__Direction__
List all lines in the material below that contain "this".

__Information shown__
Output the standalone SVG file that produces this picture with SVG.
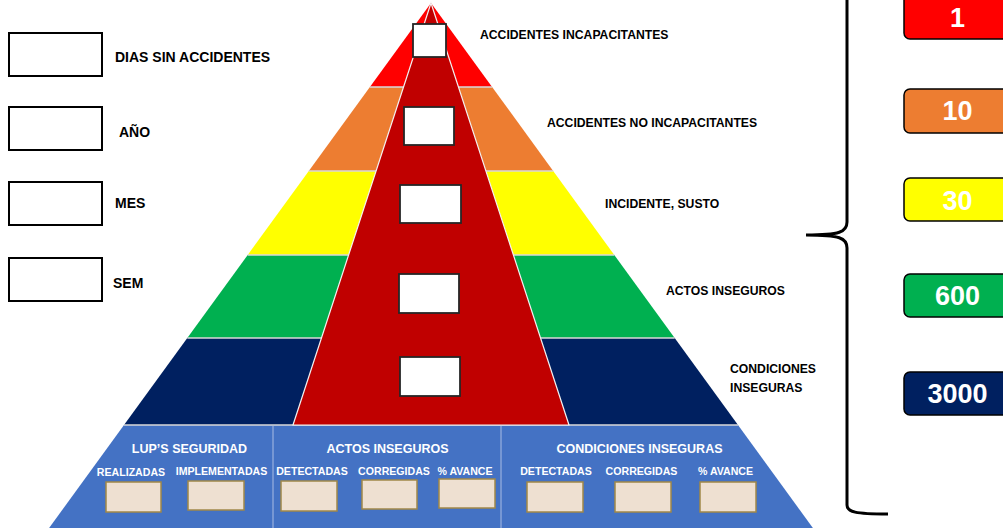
<svg xmlns="http://www.w3.org/2000/svg" width="1003" height="528" viewBox="0 0 1003 528">
<style>
.lbl{font-family:"Liberation Sans",Arial,sans-serif;font-weight:bold;fill:#000}
.wl{font-family:"Liberation Sans",Arial,sans-serif;font-weight:bold;fill:#fff;text-anchor:middle}
.lbox{fill:#fff;stroke:#000;stroke-width:2}
.ibox{fill:#fff;stroke:#262626;stroke-width:1.8}
.ebox{fill:#EEE0D1;stroke:#A08848;stroke-width:1.5}
.sep{stroke:#D9D9D9;stroke-width:1.5}
.num{stroke:#000;stroke-width:1.5}
</style>
<rect width="1003" height="528" fill="#fff"/>
<g id="pyramid">
  <polygon points="431,3 369.9,87 492.1,87" fill="#FF0000"/>
  <polygon points="369.9,87 492.1,87 553.2,171 308.8,171" fill="#ED7D31"/>
  <polygon points="308.8,171 553.2,171 614.3,255 247.7,255" fill="#FFFF00"/>
  <polygon points="247.7,255 614.3,255 674.7,338 187.3,338" fill="#00B050"/>
  <polygon points="187.3,338 674.7,338 738,425 124,425" fill="#002060"/>
  <polygon points="124,425 738,425 812.9,528 49.1,528" fill="#4472C4"/>
  <line class="sep" x1="369.9" y1="87" x2="492.1" y2="87"/>
  <line class="sep" x1="308.8" y1="171" x2="553.2" y2="171"/>
  <line class="sep" x1="247.7" y1="255" x2="614.3" y2="255"/>
  <line class="sep" x1="187.3" y1="338" x2="674.7" y2="338"/>
  <line class="sep" x1="124" y1="425" x2="738" y2="425"/>
  <polygon points="431,3 293,425 569,425" fill="#C00000" stroke="#F2F2F2" stroke-width="1.2"/>
  <line x1="273" y1="426" x2="273" y2="528" stroke="#A9BCE3" stroke-width="1"/>
  <line x1="501" y1="426" x2="501" y2="528" stroke="#A9BCE3" stroke-width="1"/>
</g>
<g id="pyramid-boxes">
  <rect class="ibox" x="413" y="24" width="33" height="33"/>
  <rect class="ibox" x="404" y="107" width="50" height="38"/>
  <rect class="ibox" x="400" y="185" width="61" height="38"/>
  <rect class="ibox" x="399" y="274" width="60" height="39"/>
  <rect class="ibox" x="400" y="357" width="60" height="39"/>
</g>
<g id="left-counters">
  <rect class="lbox" x="9" y="33" width="93" height="43"/>
  <text class="lbl" x="115" y="62" font-size="14">DIAS SIN ACCIDENTES</text>
  <rect class="lbox" x="9" y="107" width="93" height="43"/>
  <text class="lbl" x="119" y="137" font-size="14">AÑO</text>
  <rect class="lbox" x="9" y="182" width="93" height="43"/>
  <text class="lbl" x="115" y="208" font-size="14">MES</text>
  <rect class="lbox" x="9" y="258" width="93" height="43"/>
  <text class="lbl" x="113" y="288" font-size="14">SEM</text>
</g>
<g id="level-labels">
  <text class="lbl" x="480" y="39" font-size="12.2">ACCIDENTES INCAPACITANTES</text>
  <text class="lbl" x="547" y="127" font-size="12.2">ACCIDENTES NO INCAPACITANTES</text>
  <text class="lbl" x="605" y="208" font-size="12.2">INCIDENTE, SUSTO</text>
  <text class="lbl" x="666" y="295" font-size="12.2">ACTOS INSEGUROS</text>
  <text class="lbl" x="730" y="373" font-size="12.2">CONDICIONES</text>
  <text class="lbl" x="730" y="392" font-size="12.2">INSEGURAS</text>
</g>
<g id="bottom-panel">
  <text class="wl" x="189.5" y="453" font-size="12.5">LUP’S SEGURIDAD</text>
  <text class="wl" x="387.5" y="453" font-size="12.5">ACTOS INSEGUROS</text>
  <text class="wl" x="639.5" y="453" font-size="12.5">CONDICIONES INSEGURAS</text>
  <text class="wl" x="131" y="476" font-size="10.6">REALIZADAS</text>
  <text class="wl" x="221.5" y="475" font-size="10.6">IMPLEMENTADAS</text>
  <text class="wl" x="312" y="475" font-size="10.6">DETECTADAS</text>
  <text class="wl" x="394" y="475" font-size="10.6">CORREGIDAS</text>
  <text class="wl" x="465" y="475" font-size="10.6">% AVANCE</text>
  <text class="wl" x="556" y="475" font-size="10.6">DETECTADAS</text>
  <text class="wl" x="641.5" y="475" font-size="10.6">CORREGIDAS</text>
  <text class="wl" x="725.5" y="475" font-size="10.6">% AVANCE</text>
  <rect class="ebox" x="106" y="482" width="55" height="30"/>
  <rect class="ebox" x="188" y="481" width="56" height="29"/>
  <rect class="ebox" x="281" y="481" width="56" height="30"/>
  <rect class="ebox" x="362" y="480" width="55" height="29"/>
  <rect class="ebox" x="439" y="479" width="56" height="29"/>
  <rect class="ebox" x="527" y="482" width="56" height="30"/>
  <rect class="ebox" x="615" y="482" width="56" height="30"/>
  <rect class="ebox" x="700" y="482" width="56" height="30"/>
</g>
<g id="connectors">
  <path d="M847,-10 V222 C847,232 840,235 806,235 C840,235 847,238 847,248 V505 C847,512 855,514 888,514" fill="none" stroke="#000" stroke-width="3"/>
</g>
<g id="ratios">
  <rect class="num" x="904" y="-6" width="120" height="45" rx="6" fill="#FF0000"/>
  <text class="wl" x="957.5" y="27" font-size="27">1</text>
  <rect class="num" x="904" y="89" width="120" height="44" rx="6" fill="#ED7D31"/>
  <text class="wl" x="957.5" y="120" font-size="27">10</text>
  <rect class="num" x="904" y="178" width="120" height="43" rx="6" fill="#FFFF00"/>
  <text class="wl" x="957.5" y="210" font-size="27">30</text>
  <rect class="num" x="904" y="274" width="120" height="43" rx="6" fill="#00B050"/>
  <text class="wl" x="957.5" y="305" font-size="27">600</text>
  <rect class="num" x="904" y="372" width="120" height="43" rx="6" fill="#002060"/>
  <text class="wl" x="957.5" y="403" font-size="27">3000</text>
</g>
</svg>
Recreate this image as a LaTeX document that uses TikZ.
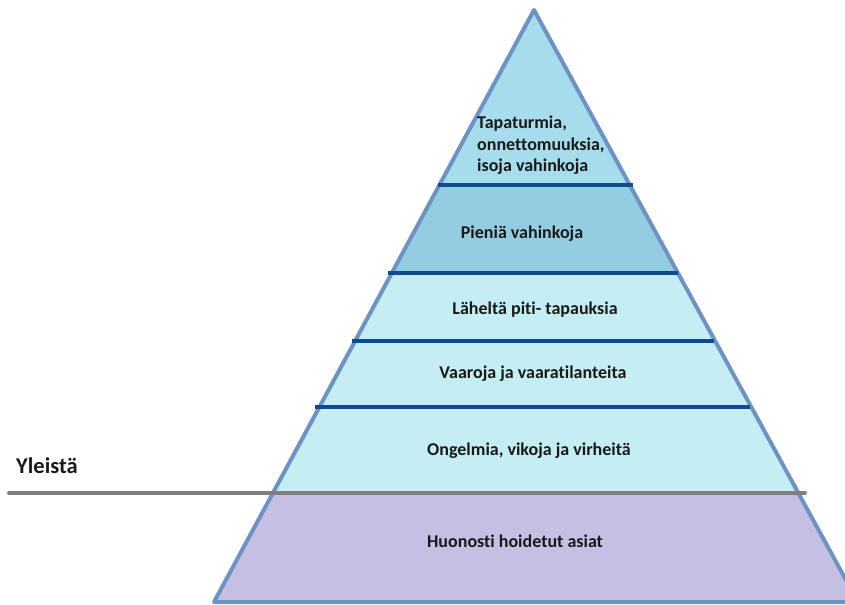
\documentclass[tikz,border=0pt]{standalone}
\usepackage{fontspec}
\setmainfont[Ligatures={NoCommon}]{Carlito}
\definecolor{topblue}{HTML}{A6DCEB}
\definecolor{midblue}{HTML}{94CDE2}
\definecolor{lightcyan}{HTML}{C4EEF3}
\definecolor{lavender}{HTML}{C6BFE4}
\definecolor{edgeblue}{HTML}{6E92C2}
\definecolor{navyline}{HTML}{0E4A8C}
\definecolor{grayline}{HTML}{7F7F7F}
\tikzset{
  lbl/.style={font=\fontsize{18bp}{21.5bp}\selectfont\bfseries, text=black!90, inner sep=0pt},
  divider/.style={draw=navyline, line width=4bp},
}
\begin{document}
\begin{tikzpicture}[x=1bp, y=-1bp]
\useasboundingbox (0,0) rectangle (845,605);
\coordinate (apex) at (534,10);
\coordinate (bl) at (214,602);
\coordinate (br) at (858,602);
\begin{scope}
  \clip (apex) -- (bl) -- (br) -- cycle;
  \fill[topblue] (0,0) rectangle (845,185);
  \fill[midblue] (0,185) rectangle (845,273);
  \fill[lightcyan] (0,273) rectangle (845,493);
  \fill[lavender] (0,493) rectangle (860,610);
\end{scope}
\begin{scope}
  \clip (0,0) rectangle (845,605);
  \draw[edgeblue, line width=4bp, line join=round] (apex) -- (bl) -- (br) -- cycle;
\end{scope}
\draw[divider] (438,185) -- (633,185);
\draw[divider] (388,273) -- (678,273);
\draw[divider] (352,341) -- (714,341);
\draw[divider] (315,407) -- (750,407);
\draw[grayline, line width=4bp, line cap=round] (9,493) -- (805,493);
\node[lbl, anchor=north west, align=left] (t1) at (477,116) {Tapaturmia,\\onnettomuuksia,\\isoja vahinkoja};
\node[lbl] (t2) at (522,234) {Pieniä vahinkoja};
\node[lbl] (t3) at (535,310) {Läheltä piti- tapauksia};
\node[lbl] (t4) at (533,374) {Vaaroja ja vaaratilanteita};
\node[lbl] (t5) at (529,451) {Ongelmia, vikoja ja virheitä};
\node[lbl] (t6) at (515,541) {Huonosti hoidetut asiat};
\node[font=\fontsize{22.5bp}{26bp}\selectfont\bfseries, text=black!90, inner sep=0pt, anchor=west] (yl) at (16,466) {Yleistä};
\end{tikzpicture}
\end{document}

__In response__
Output the standalone SVG file that produces this picture with SVG.
Recreate this image as a LaTeX document that uses TikZ.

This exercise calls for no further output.